10/19/2011 at 9:49 AM

George J. Homs

New Orleans needs its own Project (linked to New France of course). It's settlement is much too Creole for anything else. I can get that going as soon as I finish finding my witches for halloween. I also have family resources there I might be able to get to contribute.

10/19/2011 at 10:55 AM
10/19/2011 at 12:59 PM

OK.

I have some knowledge of some, of the Huguenots that settled in New France (Acadie and the St-Lawrence valley) and some about their forced conversion by the Catholic church and their better than average business venture successes.

But I didn't even know that there was a significant Jewish population in Alsac-Lorraine. However that may explain why one of my extended Leblanc family members would share the Leblanc branch from Acadie with a Jewish family ?

If there is one thing I've learned in trying to document our family history is that everytime I learn a little bit more, I realize how little I know.

Let's try it !

Whatever, I'll do my best to help on the project

10/19/2011 at 1:05 PM

:-)

Private User
10/19/2011 at 4:26 PM

I have some Huguenot ancestors but don't know much about them. Most came through Virginia or the Carolinas.

My largest group is the Auxier family (Michael Auxier, I) but one faction claims they are not French at all and that the name should be spelled Oxer. The most of that bunch ended up in Texas.

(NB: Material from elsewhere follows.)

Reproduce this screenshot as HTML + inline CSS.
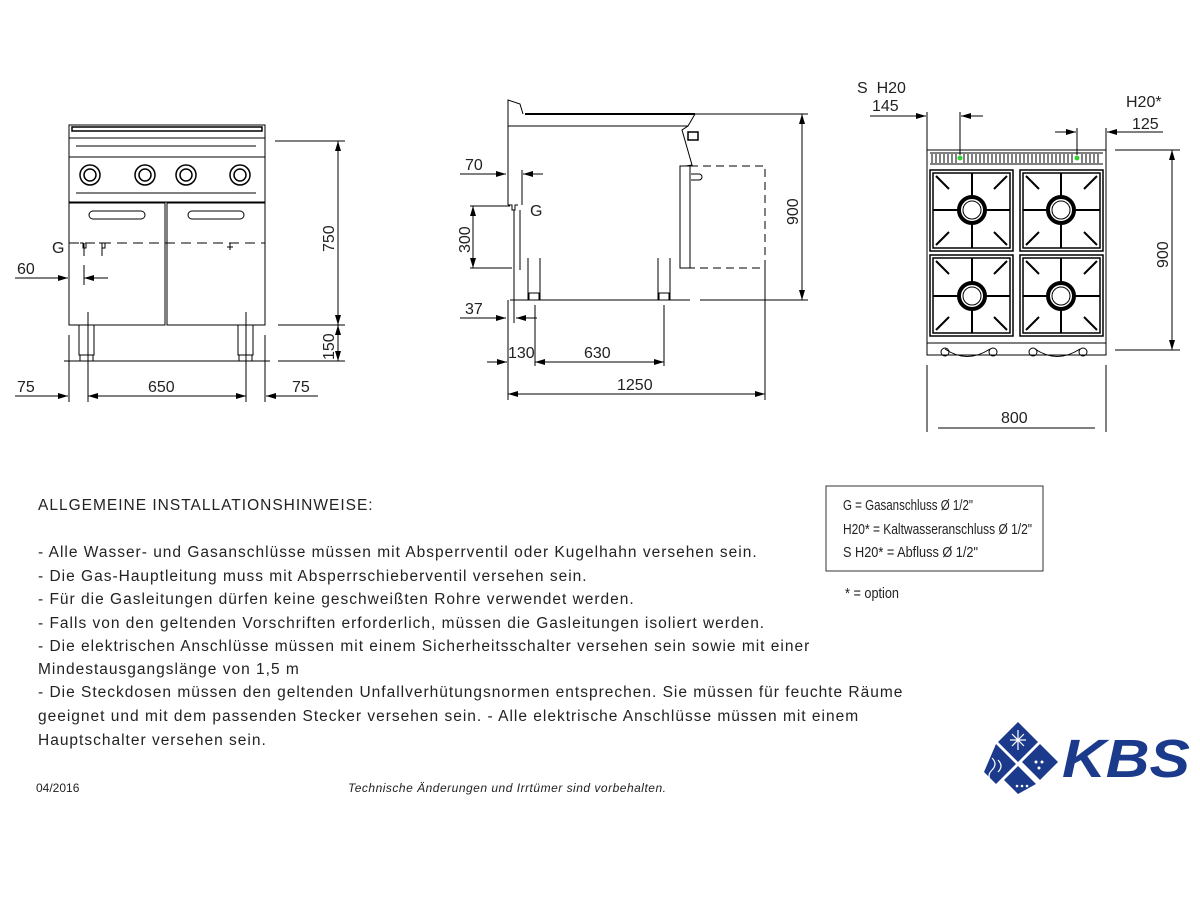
<!DOCTYPE html>
<html><head><meta charset="utf-8"><style>
html,body{margin:0;padding:0;background:#fff;}
svg{display:block;}
.t{font-family:"Liberation Sans",sans-serif;fill:#222;}
</style></head><body>
<svg width="1200" height="900" viewBox="0 0 1200 900" xmlns="http://www.w3.org/2000/svg">
<defs>
<marker id="a" viewBox="0 0 10 6" refX="10" refY="3" markerWidth="10" markerHeight="6" orient="auto-start-reverse" markerUnits="userSpaceOnUse"><path d="M0,0 L10,3 L0,6z" fill="#000"/></marker>
</defs>
<g stroke="#000" stroke-width="1" fill="none">
<!-- FRONT VIEW -->
<rect x="69" y="125" width="196" height="32"/>
<line x1="69" y1="138" x2="265" y2="138"/>
<path d="M72 127 h190 v4 h-190z" stroke-width="1.5"/>
<line x1="76" y1="146" x2="256" y2="146"/>
<rect x="69" y="157" width="196" height="45"/>
<line x1="76" y1="193" x2="256" y2="193"/>
<g stroke-width="1.5">
<circle cx="90" cy="175" r="10"/><circle cx="90" cy="175" r="6"/>
<circle cx="145" cy="175" r="10"/><circle cx="145" cy="175" r="6"/>
<circle cx="186" cy="175" r="10"/><circle cx="186" cy="175" r="6"/>
<circle cx="240" cy="175" r="10"/><circle cx="240" cy="175" r="6"/>
</g>
<rect x="69" y="203" width="96" height="122"/>
<rect x="167" y="203" width="98" height="122"/>
<rect x="89" y="211" width="56" height="8" rx="4"/>
<rect x="188" y="211" width="56" height="8" rx="4"/>
<line x1="69" y1="243" x2="265" y2="243" stroke-dasharray="10,6"/>
<path d="M80 243 h3 v5 h3 v-5 M99 243 h3 v5 h3 v-5 M230 243 v7 M227 247 h6"/>
<line x1="84" y1="243" x2="84" y2="256"/><line x1="102" y1="243" x2="102" y2="256"/>
<rect x="79" y="325" width="15" height="30"/><rect x="80" y="355" width="13" height="6"/>
<rect x="238" y="325" width="15" height="30"/><rect x="239" y="355" width="13" height="6"/>
<line x1="64" y1="361" x2="270" y2="361"/>
<line x1="84" y1="265" x2="84" y2="285"/>
<line x1="15" y1="278" x2="68" y2="278" marker-end="url(#a)"/>
<line x1="108" y1="278" x2="84" y2="278" marker-end="url(#a)"/>
<line x1="275" y1="141" x2="345" y2="141"/>
<line x1="278" y1="325" x2="345" y2="325"/>
<line x1="278" y1="361" x2="345" y2="361"/>
<line x1="338" y1="141" x2="338" y2="325" marker-start="url(#a)" marker-end="url(#a)"/>
<line x1="338" y1="325" x2="338" y2="361" marker-start="url(#a)" marker-end="url(#a)"/>
<line x1="69" y1="335" x2="69" y2="402"/><line x1="88" y1="312" x2="88" y2="402"/>
<line x1="246" y1="312" x2="246" y2="402"/><line x1="265" y1="335" x2="265" y2="402"/>
<line x1="15" y1="396" x2="68" y2="396" marker-end="url(#a)"/>
<line x1="88" y1="396" x2="246" y2="396" marker-start="url(#a)" marker-end="url(#a)"/>
<line x1="318" y1="396" x2="266" y2="396" marker-end="url(#a)"/>

<!-- SIDE VIEW -->
<path d="M508 126 V100 L520 104 L523 114"/>
<line x1="508" y1="126" x2="688" y2="126"/>
<line x1="525" y1="114" x2="695" y2="114" stroke-width="2"/>
<path d="M695 114 L688 126 L682 130 L692 165 L686 166"/>
<rect x="688" y="132" width="10" height="8" stroke-width="1.5"/>
<line x1="508" y1="126" x2="508" y2="205"/>
<path d="M508 205 h4 v5 h3 v-5 h3"/>
<line x1="514" y1="210" x2="514" y2="323"/><line x1="520" y1="210" x2="520" y2="270"/>
<line x1="522" y1="170" x2="522" y2="205"/>
<rect x="680" y="166" width="10" height="102"/>
<path d="M690 166 H765 V268 H690" stroke-dasharray="8,5"/>
<path d="M691 174 h8 a3 3 0 0 1 0 6 h-8"/>
<path d="M528 258 v42 M540 258 v42 M658 258 v42 M670 258 v42"/>
<rect x="529" y="293" width="10" height="7"/><rect x="659" y="293" width="10" height="7"/>
<line x1="510" y1="300" x2="690" y2="300"/><line x1="700" y1="300" x2="808" y2="300"/>
<line x1="695" y1="114" x2="808" y2="114"/>
<line x1="802" y1="114" x2="802" y2="300" marker-start="url(#a)" marker-end="url(#a)"/>
<line x1="460" y1="174" x2="506" y2="174" marker-end="url(#a)"/>
<line x1="543" y1="174" x2="523" y2="174" marker-end="url(#a)"/>
<line x1="470" y1="206" x2="510" y2="206"/><line x1="470" y1="268" x2="512" y2="268"/>
<line x1="473" y1="206" x2="473" y2="268" marker-start="url(#a)" marker-end="url(#a)"/>
<line x1="460" y1="318" x2="506" y2="318" marker-end="url(#a)"/>
<line x1="537" y1="318" x2="516" y2="318" marker-end="url(#a)"/>
<line x1="508" y1="300" x2="508" y2="400"/><line x1="535" y1="305" x2="535" y2="366"/>
<line x1="664" y1="305" x2="664" y2="366"/><line x1="765" y1="268" x2="765" y2="400"/>
<line x1="487" y1="362" x2="507" y2="362" marker-end="url(#a)"/>
<line x1="535" y1="362" x2="664" y2="362" marker-start="url(#a)" marker-end="url(#a)"/>
<line x1="508" y1="394" x2="765" y2="394" marker-start="url(#a)" marker-end="url(#a)"/>

<!-- TOP VIEW -->
<rect x="927" y="150" width="179" height="205"/>
<line x1="930" y1="153" x2="1103" y2="153"/><line x1="930" y1="164" x2="1103" y2="164"/>
<path d="M932 154 v9 M936 154 v9 M940 154 v9 M944 154 v9 M948 154 v9 M952 154 v9 M956 154 v9 M964 154 v9 M968 154 v9 M972 154 v9 M976 154 v9 M980 154 v9 M984 154 v9 M988 154 v9 M992 154 v9 M996 154 v9 M1000 154 v9 M1004 154 v9 M1008 154 v9 M1012 154 v9 M1016 154 v9 M1020 154 v9 M1024 154 v9 M1028 154 v9 M1032 154 v9 M1036 154 v9 M1040 154 v9 M1044 154 v9 M1048 154 v9 M1052 154 v9 M1056 154 v9 M1060 154 v9 M1064 154 v9 M1068 154 v9 M1072 154 v9 M1082 154 v9 M1086 154 v9 M1090 154 v9 M1094 154 v9 M1098 154 v9"/>
<g stroke-width="1.5">
<rect x="930" y="170" width="83" height="81"/><rect x="1020" y="170" width="83" height="81"/>
<rect x="930" y="255" width="83" height="81"/><rect x="1020" y="255" width="83" height="81"/>
<rect x="933" y="173" width="77" height="75"/><rect x="1023" y="173" width="77" height="75"/>
<rect x="933" y="258" width="77" height="75"/><rect x="1023" y="258" width="77" height="75"/>
</g>
<g stroke-width="2">
<path d="M972 173 v75 M933 210 h77 M1061 173 v75 M1023 210 h77 M972 258 v75 M933 296 h77 M1061 258 v75 M1023 296 h77"/>
<path d="M936 176 l13 13 M1007 176 l-13 13 M936 245 l13 -13 M1007 245 l-13 -13 M1026 176 l13 13 M1097 176 l-13 13 M1026 245 l13 -13 M1097 245 l-13 -13"/>
<path d="M936 261 l13 13 M1007 261 l-13 13 M936 330 l13 -13 M1007 330 l-13 -13 M1026 261 l13 13 M1097 261 l-13 13 M1026 330 l13 -13 M1097 330 l-13 -13"/>
</g>
<g fill="#fff">
<circle cx="972" cy="210" r="13" stroke-width="4"/><circle cx="1061" cy="210" r="13" stroke-width="4"/>
<circle cx="972" cy="296" r="13" stroke-width="4"/><circle cx="1061" cy="296" r="13" stroke-width="4"/>
<circle cx="972" cy="210" r="9"/><circle cx="1061" cy="210" r="9"/>
<circle cx="972" cy="296" r="9"/><circle cx="1061" cy="296" r="9"/>
</g>
<line x1="927" y1="343" x2="1106" y2="343"/>
<path d="M945 349 q22 15 45 0 M1035 349 q22 15 45 0"/>
<circle cx="945" cy="352" r="4"/><circle cx="993" cy="352" r="4"/><circle cx="1033" cy="352" r="4"/><circle cx="1083" cy="352" r="4"/>
<line x1="927" y1="112" x2="927" y2="150"/><line x1="960" y1="112" x2="960" y2="155"/>
<line x1="870" y1="116" x2="926" y2="116" marker-end="url(#a)"/>
<line x1="983" y1="116" x2="961" y2="116" marker-end="url(#a)"/>
<line x1="1077" y1="128" x2="1077" y2="155"/><line x1="1106" y1="128" x2="1106" y2="150"/>
<line x1="1055" y1="132" x2="1076" y2="132" marker-end="url(#a)"/>
<line x1="1163" y1="132" x2="1107" y2="132" marker-end="url(#a)"/>
<line x1="1115" y1="150" x2="1180" y2="150"/><line x1="1115" y1="350" x2="1180" y2="350"/>
<line x1="1172" y1="150" x2="1172" y2="350" marker-start="url(#a)" marker-end="url(#a)"/>
<line x1="927" y1="365" x2="927" y2="432"/><line x1="1106" y1="365" x2="1106" y2="432"/>
<line x1="938" y1="428" x2="1095" y2="428"/>
</g>
<circle cx="960" cy="158" r="2.5" fill="#3c3"/><circle cx="1077" cy="158" r="2.5" fill="#3c3"/>

<g class="t" font-size="16">
<text x="52" y="253">G</text>
<text x="17" y="274">60</text>
<text x="17" y="392">75</text>
<text x="148" y="392">650</text>
<text x="292" y="392">75</text>
<text transform="translate(334,252) rotate(-90)">750</text>
<text transform="translate(334,360) rotate(-90)">150</text>
<text x="465" y="170">70</text>
<text x="530" y="216">G</text>
<text transform="translate(470,253) rotate(-90)">300</text>
<text x="465" y="314">37</text>
<text x="508" y="358">130</text>
<text x="584" y="358">630</text>
<text x="617" y="390">1250</text>
<text transform="translate(798,225) rotate(-90)">900</text>
<text x="857" y="93">S&#160;&#160;H20</text>
<text x="872" y="111">145</text>
<text x="1126" y="107">H20*</text>
<text x="1132" y="129">125</text>
<text transform="translate(1168,268) rotate(-90)">900</text>
<text x="1001" y="423">800</text>
</g>

<g class="t" font-size="15.5" fill="#333" letter-spacing="1">
<text x="38" y="510">ALLGEMEINE INSTALLATIONSHINWEISE:</text>
<text x="38" y="557">- Alle Wasser- und Gasanschlüsse müssen mit Absperrventil oder Kugelhahn versehen sein.</text>
<text x="38" y="581">- Die Gas-Hauptleitung muss mit Absperrschieberventil versehen sein.</text>
<text x="38" y="604">- Für die Gasleitungen dürfen keine geschweißten Rohre verwendet werden.</text>
<text x="38" y="628">- Falls von den geltenden Vorschriften erforderlich, müssen die Gasleitungen isoliert werden.</text>
<text x="38" y="651">- Die elektrischen Anschlüsse müssen mit einem Sicherheitsschalter versehen sein sowie mit einer</text>
<text x="38" y="674">Mindestausgangslänge von 1,5 m</text>
<text x="38" y="697">- Die Steckdosen müssen den geltenden Unfallverhütungsnormen entsprechen. Sie müssen für feuchte Räume</text>
<text x="38" y="721">geeignet und mit dem passenden Stecker versehen sein. - Alle elektrische Anschlüsse müssen mit einem</text>
<text x="38" y="745">Hauptschalter versehen sein.</text>
</g>
<rect x="826" y="486" width="217" height="85" fill="none" stroke="#333"/>
<g class="t" font-size="15" fill="#111">
<text x="843" y="510" textLength="130" lengthAdjust="spacingAndGlyphs">G = Gasanschluss Ø 1/2"</text>
<text x="843" y="534" textLength="189" lengthAdjust="spacingAndGlyphs">H20* = Kaltwasseranschluss Ø 1/2"</text>
<text x="843" y="557" textLength="135" lengthAdjust="spacingAndGlyphs">S H20* = Abfluss Ø 1/2"</text>
<text x="845" y="598" textLength="54" lengthAdjust="spacingAndGlyphs">* = option</text>
</g>
<text class="t" x="36" y="792" font-size="12" fill="#444">04/2016</text>
<text class="t" x="348" y="792" font-size="12" font-style="italic" fill="#444" textLength="318" lengthAdjust="spacing">Technische Änderungen und Irrtümer sind vorbehalten.</text>

<!-- KBS logo -->
<g fill="#1b3a8c">
<path d="M1018 722 L1038 742 L1018 762 L998 742z"/>
<path d="M1040 744 L1058 762 L1040 780 L1022 762z"/>
<path d="M996 744 L1016 764 L996 784 L984 772z"/>
<path d="M1018 766 L1036 784 L1018 794 L1004 780z"/>
</g>
<g stroke="#fff" stroke-width="1.2" fill="none">
<path d="M1018 730 v20 M1010 740 h16 M1012 734 l12 12 M1024 734 l-12 12"/>
<path d="M992 758 q6 6 0 12 q-6 6 0 12 M998 760 q6 6 0 12"/>
</g>
<g fill="#fff"><circle cx="1036" cy="762" r="1.5"/><circle cx="1042" cy="762" r="1.5"/><circle cx="1039" cy="768" r="1.5"/><circle cx="1017" cy="786" r="1.3"/><circle cx="1022" cy="786" r="1.3"/><circle cx="1027" cy="786" r="1.3"/></g>
<text x="1062" y="777" font-family="Liberation Sans, sans-serif" font-weight="bold" font-style="italic" font-size="54" fill="#1b3a8c" textLength="128" lengthAdjust="spacingAndGlyphs">KBS</text>
</svg>
</body></html>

I also have Bobo ancestors who originally spelled the name Babeau.

I am very, very distantly related to the Vernadeau/Vernadoo family. They came through Virginia and went Deep South.

I think there is one more family but the name is escaping me at the moment.

Leave me in the project and I'll add my profiles as I go back through them. As Paul said, whenever I learn something, I realize how much more there is to learn. I don't have much time to give other projects as I work on cleaning up the founding families of Virginia, but I'm happy to follow what is being done and to contribute when I am able.